A química da literatura
Por Maria do Rosário Pedreira Em: 09/05/2012, às 18H47
[Maria do Rosário Pedreira]
Prometi voltar a falar de Primo Levi e da sua «autobiografia», que traduzi no final dos anos 80 e agora volta a estar disponível para os leitores portugueses. Intitula-se O Sistema Periódico e é uma obra-prima do escritor italiano que esteve num campo de concentração nos últimos anos da Segunda Guerra Mundial (era judeu) e se suicidou mais tarde, deixando-nos, porém, livros magníficos e inesquecíveis. Um deles é, de resto, este maravilhoso conjunto de memórias da sua vida como químico (e quanta literatura há nesta profissão), que foi considerado o melhor livro de ciência de sempre pela Royal Institution of Great Britain em 2006. Nele, a vida de Levi é-nos contada através de episódios cronológicos, cada um dos quais associado a um dos elementos da Tabela Periódica.
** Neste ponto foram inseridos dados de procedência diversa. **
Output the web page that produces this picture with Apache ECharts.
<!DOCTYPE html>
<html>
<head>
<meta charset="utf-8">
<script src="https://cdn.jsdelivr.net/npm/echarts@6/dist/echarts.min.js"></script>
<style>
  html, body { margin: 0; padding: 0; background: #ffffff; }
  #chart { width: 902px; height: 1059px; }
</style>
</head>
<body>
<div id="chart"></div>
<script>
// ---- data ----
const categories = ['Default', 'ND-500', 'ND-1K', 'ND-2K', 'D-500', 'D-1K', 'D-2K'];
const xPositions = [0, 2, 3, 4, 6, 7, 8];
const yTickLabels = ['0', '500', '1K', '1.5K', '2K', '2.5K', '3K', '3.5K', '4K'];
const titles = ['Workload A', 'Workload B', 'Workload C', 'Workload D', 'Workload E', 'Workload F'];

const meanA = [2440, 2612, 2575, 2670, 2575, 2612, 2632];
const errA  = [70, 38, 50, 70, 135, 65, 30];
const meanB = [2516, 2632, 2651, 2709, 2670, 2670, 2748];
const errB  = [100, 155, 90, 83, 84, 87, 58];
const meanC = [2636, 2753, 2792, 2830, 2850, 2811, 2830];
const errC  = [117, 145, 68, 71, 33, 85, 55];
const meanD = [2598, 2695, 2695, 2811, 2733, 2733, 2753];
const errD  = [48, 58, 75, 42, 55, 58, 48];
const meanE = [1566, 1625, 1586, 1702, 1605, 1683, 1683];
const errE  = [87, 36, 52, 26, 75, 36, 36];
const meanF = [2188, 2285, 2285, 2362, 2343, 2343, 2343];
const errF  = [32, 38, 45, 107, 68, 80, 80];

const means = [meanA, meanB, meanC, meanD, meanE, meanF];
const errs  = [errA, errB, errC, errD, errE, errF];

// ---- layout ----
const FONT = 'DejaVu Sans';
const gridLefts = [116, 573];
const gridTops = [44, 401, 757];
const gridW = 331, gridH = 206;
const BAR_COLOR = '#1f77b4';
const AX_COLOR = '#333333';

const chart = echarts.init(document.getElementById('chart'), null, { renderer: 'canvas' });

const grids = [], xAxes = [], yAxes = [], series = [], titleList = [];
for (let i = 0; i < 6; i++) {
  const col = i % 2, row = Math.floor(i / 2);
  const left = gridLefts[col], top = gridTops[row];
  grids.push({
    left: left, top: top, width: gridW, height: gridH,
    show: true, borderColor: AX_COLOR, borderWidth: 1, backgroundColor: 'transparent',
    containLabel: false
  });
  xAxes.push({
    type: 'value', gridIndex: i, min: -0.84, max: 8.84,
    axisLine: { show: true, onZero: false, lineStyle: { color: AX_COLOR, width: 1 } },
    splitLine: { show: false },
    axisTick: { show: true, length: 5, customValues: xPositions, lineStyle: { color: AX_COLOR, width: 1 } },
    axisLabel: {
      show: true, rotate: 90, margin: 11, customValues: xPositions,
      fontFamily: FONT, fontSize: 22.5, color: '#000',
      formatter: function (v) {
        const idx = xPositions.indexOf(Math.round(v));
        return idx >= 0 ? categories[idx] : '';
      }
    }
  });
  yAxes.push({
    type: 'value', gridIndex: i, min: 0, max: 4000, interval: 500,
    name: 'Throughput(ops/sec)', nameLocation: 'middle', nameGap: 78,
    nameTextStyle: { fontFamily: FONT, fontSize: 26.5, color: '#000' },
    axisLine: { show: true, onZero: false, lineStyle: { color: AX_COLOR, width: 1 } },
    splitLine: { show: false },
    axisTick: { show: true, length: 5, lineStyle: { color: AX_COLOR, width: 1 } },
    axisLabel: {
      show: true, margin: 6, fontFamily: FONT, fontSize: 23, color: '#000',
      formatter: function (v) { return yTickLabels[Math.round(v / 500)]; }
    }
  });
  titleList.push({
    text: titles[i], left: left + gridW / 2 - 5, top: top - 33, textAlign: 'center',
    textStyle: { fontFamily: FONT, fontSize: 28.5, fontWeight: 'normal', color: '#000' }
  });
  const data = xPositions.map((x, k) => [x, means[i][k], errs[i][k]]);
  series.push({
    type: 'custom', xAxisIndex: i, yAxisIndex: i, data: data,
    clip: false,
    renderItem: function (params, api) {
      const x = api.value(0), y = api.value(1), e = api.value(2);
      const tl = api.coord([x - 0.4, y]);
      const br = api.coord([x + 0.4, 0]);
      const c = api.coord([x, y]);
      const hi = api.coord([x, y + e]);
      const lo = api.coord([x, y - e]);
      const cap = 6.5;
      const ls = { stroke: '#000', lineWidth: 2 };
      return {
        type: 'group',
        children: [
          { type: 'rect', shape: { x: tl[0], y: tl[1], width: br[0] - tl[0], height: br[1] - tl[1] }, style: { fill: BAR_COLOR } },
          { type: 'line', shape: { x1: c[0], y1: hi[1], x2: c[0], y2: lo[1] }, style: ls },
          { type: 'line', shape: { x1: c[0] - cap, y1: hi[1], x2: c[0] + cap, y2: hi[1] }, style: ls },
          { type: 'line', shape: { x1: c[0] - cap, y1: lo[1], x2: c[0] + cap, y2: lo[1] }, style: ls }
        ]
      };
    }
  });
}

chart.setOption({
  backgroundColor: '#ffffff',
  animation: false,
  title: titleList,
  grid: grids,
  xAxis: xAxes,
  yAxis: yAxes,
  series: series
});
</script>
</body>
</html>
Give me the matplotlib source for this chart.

E assim assistiremos à relação de Levi com a química desde a infância no Piemonte ou no laboratório do liceu, até ao estratagema que encontrou para sobreviver em Auschwitz ou a sua experiência nas minas ou na indústria de resinas. Mas, se assim à partida pode parecer prosaico, o facto é que é tudo menos isso: mais poético, aliás, do que muito romance que anda por aí. E para Levi o amor não está de forma alguma isento de química, pelo que assistiremos igualmente à sua vida amorosa a par da profissional (e bem assim à sua vida literária, pois fazem parte do livro dois contos que escreveu na juventude e não tinham sido publicados antes de este livro ter sido dado à estampa). Um primor de inteligência, humor e autocrítica a não perder.